WHAT GOES UP QUICKLY, MUCH COME DOWN QUICKLY…………
The extreme heat & arrival of +67 (to as high as 75!) dew points made for tremendous updrafts. Pulsey in nature, what goes up in the storms, must come down, which is the reason for the sporadic wind damage.
THE TWO STORMS’ DEMISE & THE END OF LIFE FINALE: POSSIBLE HEAT BURST………..
Finally, with lake breeze growing more & more diffuse & ill-defined, the strong cap overtook the storms & they totally collapsed within 40 minutes. As they collapsed, the lead storm may have produced a heat burst south of Wabash, Indiana. The collapsing storms actually mixed down dry, dry air of the cap & also compressed the air through gusts, dropping the dew point in Logansport from a peak of 74 to 61!

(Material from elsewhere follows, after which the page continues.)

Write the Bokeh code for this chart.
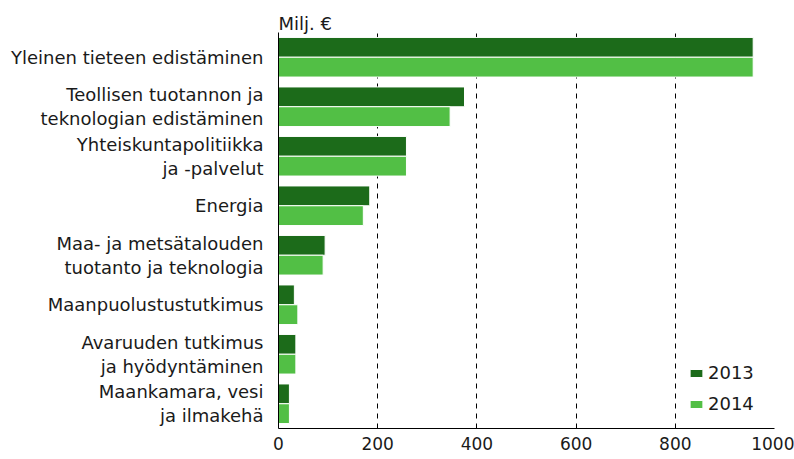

Glen Means sent me this report of the storm 1 mile south of Peru:
NWS-trained observer data from 1 mile S of Peru: dime sized hail (less than 2 mins) w/.06″ rain and top wind gust measured 37mph. Scattered cloud to cloud lightning, but no ground strikes observed. Sure glad I put the soft screen panels over the frames of my hoop house greenhouses a couple weeks ago for “hail insurance!” Power flickered briefly, but no loss, and no damage reported in southern Miami county that I know of. No heat burst, as temps have remained steadily in the mid-70′s since the brief storm passed overhead. (Tip for gardeners w/hoop houses: camper/porch awning screen panels are a great inexpensive idea to protect sensitive plants from hail and scorching sun during Summer! I protect my citrus and avocado trees this way.)
It appears a microburst, at 2 miles long & about 1.8 miles wide occurred at Twelve Mile, Cass County. The worst of it occurred 1 mile north-northwest of town with winds estimated to 73 mph. The trees & powerlines down in & near town point towards gust to 65 mph. Damage pattern supports microburst with bent corn, downed trees & broken limbs, etc. fanning out from central area from near the barn destruction.
Route 16 was closed for a while as fallen trees blocked the roadway.